A BC Ferries vessel passes Bowen Island while travelling on Howe Sound from Horseshoe Bay to Langdale. (THE CANADIAN PRESS/Darryl Dyck)

BC Ferries anticipating ‘pent-up demand’ following the lift of travel restrictions

The ferry service is planning to include more sailings later in the summer season.

With the end of recreational travel restrictions coming throughout the province on June 15, BC Ferries has begun preparing for a greater volume of travellers.

“We look forward to welcoming recreational travellers back on board, in accordance with the end of the province’s travel restrictions order, when the time comes,” said BC Ferries manager of corporate communications Astrid Chang.

The ferry company is preparing staff to meet the “pent-up travel demand within B.C.,” Chang said. They are also anticipating the addition of more sailings further into the summer season – details of which are yet to be announced.

BC Ferries introduced cheaper and more efficient fare options in March. The saver fares – ranging from $49 to 73.70 with free pre-booked reservations – continued following the implementation of inter-provincial travel restrictions in late April to encourage economic recovery after the ban is lifted.

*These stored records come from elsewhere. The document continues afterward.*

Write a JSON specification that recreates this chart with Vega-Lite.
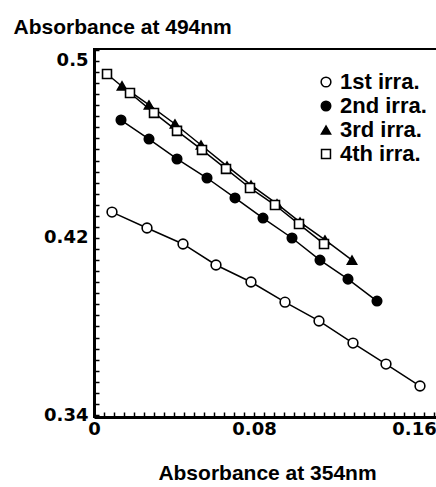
{
  "$schema": "https://vega.github.io/schema/vega-lite/v6.json",
  "width": 346,
  "height": 368,
  "autosize": "none",
  "padding": {"left": 94, "top": 49, "right": 0, "bottom": 70},
  "background": "white",
  "config": {
    "view": {"stroke": "black", "strokeWidth": 2},
    "font": "Liberation Sans",
    "legend": {
      "orient": "none",
      "legendX": 221,
      "legendY": 22,
      "padding": 0,
      "labelFontSize": 22,
      "labelFont": "Liberation Sans",
      "labelFontWeight": "bold",
      "labelColor": "black",
      "labelOffset": 3,
      "labelLimit": 0
    }
  },
  "data": {
    "values": [
      {"series": "1st irra.", "x": 0.009, "y": 0.4317},
      {"series": "1st irra.", "x": 0.0265, "y": 0.4245},
      {"series": "1st irra.", "x": 0.0445, "y": 0.4173},
      {"series": "1st irra.", "x": 0.061, "y": 0.4078},
      {"series": "1st irra.", "x": 0.0785, "y": 0.4001},
      {"series": "1st irra.", "x": 0.0955, "y": 0.391},
      {"series": "1st irra.", "x": 0.1125, "y": 0.3825},
      {"series": "1st irra.", "x": 0.1295, "y": 0.3725},
      {"series": "1st irra.", "x": 0.146, "y": 0.363},
      {"series": "1st irra.", "x": 0.163, "y": 0.3531},
      {"series": "2nd irra.", "x": 0.0135, "y": 0.4733},
      {"series": "2nd irra.", "x": 0.0275, "y": 0.4647},
      {"series": "2nd irra.", "x": 0.0415, "y": 0.4557},
      {"series": "2nd irra.", "x": 0.0565, "y": 0.4471},
      {"series": "2nd irra.", "x": 0.0705, "y": 0.4381},
      {"series": "2nd irra.", "x": 0.0845, "y": 0.429},
      {"series": "2nd irra.", "x": 0.099, "y": 0.42},
      {"series": "2nd irra.", "x": 0.113, "y": 0.41},
      {"series": "2nd irra.", "x": 0.127, "y": 0.4014},
      {"series": "2nd irra.", "x": 0.1415, "y": 0.3915},
      {"series": "3rd irra.", "x": 0.014, "y": 0.4887},
      {"series": "3rd irra.", "x": 0.0275, "y": 0.4801},
      {"series": "3rd irra.", "x": 0.0405, "y": 0.4715},
      {"series": "3rd irra.", "x": 0.0535, "y": 0.462},
      {"series": "3rd irra.", "x": 0.0665, "y": 0.4525},
      {"series": "3rd irra.", "x": 0.0785, "y": 0.4439},
      {"series": "3rd irra.", "x": 0.0915, "y": 0.4354},
      {"series": "3rd irra.", "x": 0.103, "y": 0.4272},
      {"series": "3rd irra.", "x": 0.1155, "y": 0.4191},
      {"series": "3rd irra.", "x": 0.129, "y": 0.41},
      {"series": "4th irra.", "x": 0.0065, "y": 0.4941},
      {"series": "4th irra.", "x": 0.018, "y": 0.4855},
      {"series": "4th irra.", "x": 0.03, "y": 0.4765},
      {"series": "4th irra.", "x": 0.0415, "y": 0.4684},
      {"series": "4th irra.", "x": 0.054, "y": 0.4598},
      {"series": "4th irra.", "x": 0.066, "y": 0.4512},
      {"series": "4th irra.", "x": 0.078, "y": 0.4426},
      {"series": "4th irra.", "x": 0.0905, "y": 0.4349},
      {"series": "4th irra.", "x": 0.1025, "y": 0.4263},
      {"series": "4th irra.", "x": 0.115, "y": 0.4173}
    ]
  },
  "encoding": {
    "x": {
      "field": "x", "type": "quantitative",
      "scale": {"domain": [0, 0.173], "nice": false, "zero": false},
      "axis": {
        "orient": "bottom", "grid": false, "tickCount": 43, "zindex": 1,
        "domainColor": "black", "domainWidth": 3,
        "ticks": true, "tickSize": -5, "tickWidth": 1.5, "tickColor": "black", "tickOpacity": 1,
        "labelExpr": "abs(datum.value) < 1e-6 ? '0' : abs(datum.value - 0.08) < 1e-6 ? '0.08' : abs(datum.value - 0.16) < 1e-6 ? '0.16' : ''",
        "labelOverlap": false, "labelFlush": false,
        "labelFont": "DejaVu Sans", "labelFontWeight": "bold", "labelFontSize": 18, "labelColor": "black", "labelPadding": 8,
        "title": "Absorbance at 354nm", "titleFont": "Liberation Sans", "titleFontSize": 21, "titleFontWeight": "bold", "titleColor": "black", "titleY": 62, "titleBaseline": "alphabetic"
      }
    },
    "y": {
      "field": "y", "type": "quantitative",
      "scale": {"domain": [0.3391, 0.5054], "nice": false, "zero": false},
      "axis": {
        "orient": "left", "grid": false, "tickCount": 40, "zindex": 1,
        "domainColor": "black", "domainWidth": 3,
        "ticks": true, "tickSize": -5, "tickWidth": 1.5, "tickColor": "black", "tickOpacity": 1,
        "labelExpr": "abs(datum.value - 0.34) < 1e-6 ? '0.34' : abs(datum.value - 0.42) < 1e-6 ? '0.42' : abs(datum.value - 0.5) < 1e-6 ? '0.5' : ''",
        "labelOverlap": false, "labelFlush": false,
        "labelFont": "DejaVu Sans", "labelFontWeight": "bold", "labelFontSize": 18, "labelColor": "black", "labelPadding": 11,
        "title": "Absorbance at 494nm", "titleFont": "Liberation Sans", "titleFontSize": 21, "titleFontWeight": "bold", "titleColor": "black", "titleAngle": 0, "titleAlign": "left", "titleBaseline": "alphabetic", "titleX": -81, "titleY": -16
      }
    }
  },
  "layer": [
    {
      "mark": {"type": "line", "color": "black", "strokeWidth": 1.5},
      "encoding": {"detail": {"field": "series"}}
    },
    {
      "mark": {"type": "point", "filled": true, "stroke": "black", "strokeWidth": 1.6, "opacity": 1},
      "encoding": {
        "shape": {
          "field": "series", "type": "nominal",
          "scale": {"domain": ["1st irra.", "2nd irra.", "3rd irra.", "4th irra."], "range": ["circle", "circle", "triangle-up", "square"]},
          "legend": {"title": null, "encode": {"symbols": {"update": {"stroke": {"value": "black"}, "strokeWidth": {"value": 1.5}}}}}
        },
        "fill": {
          "field": "series", "type": "nominal",
          "scale": {"domain": ["1st irra.", "2nd irra.", "3rd irra.", "4th irra."], "range": ["white", "black", "black", "white"]},
          "legend": {"title": null, "encode": {"symbols": {"update": {"stroke": {"value": "black"}, "strokeWidth": {"value": 1.5}}}}}
        },
        "size": {
          "field": "series", "type": "nominal",
          "scale": {"domain": ["1st irra.", "2nd irra.", "3rd irra.", "4th irra."], "range": [95, 80, 28, 50]},
          "legend": {"title": null, "encode": {"symbols": {"update": {"stroke": {"value": "black"}, "strokeWidth": {"value": 1.5}}}}}
        }
      }
    }
  ]
}
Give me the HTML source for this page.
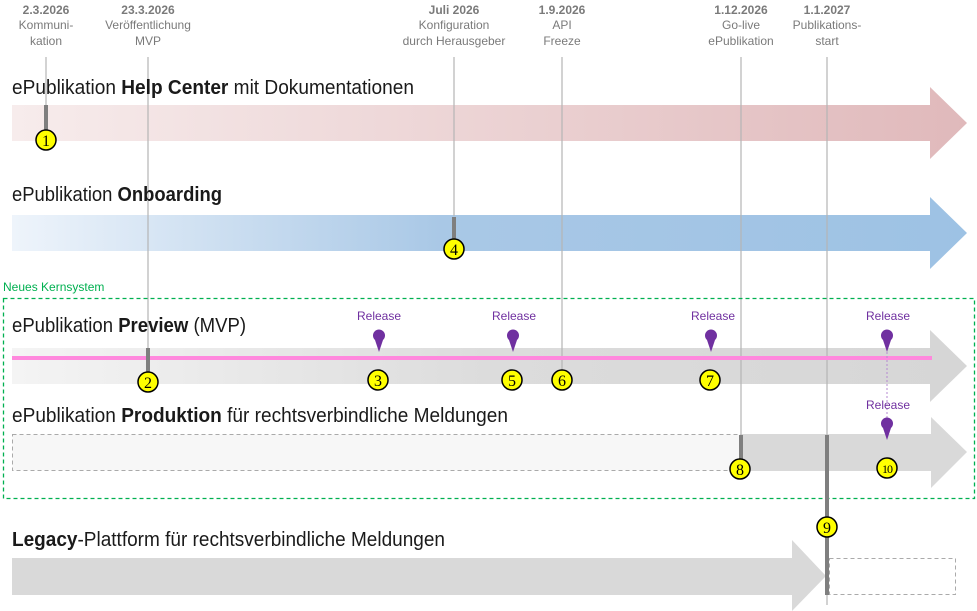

“When the province lifts essential travel orders, these fare options will provide our customers more value, flexibility and certainty,” said BC Ferries CEO Mark Collins. “They will also help spread traffic across the day, reducing sailing waits at popular times.” Routes between Metro Vancouver and Vancouver Island make up about 60 per cent of daily traffic, said Collins.

During the first weekend of the province’s travel restriction order, BC Ferries reportedly turned away four to seven travellers on their six routes crossing regional zones. One passenger already on board the Spirit of Vancouver Island Ferry caused a commotion after being revealed to have flouted the travel order on April 3, resulting in the vessel’s return to Swartz Bay.

However, the majority of travel denials were “more a matter of a few people not being fully aware of the (travel restrictions),” said BC Ferries executive director Deborah Marshall. “There was no need to call the authorities.”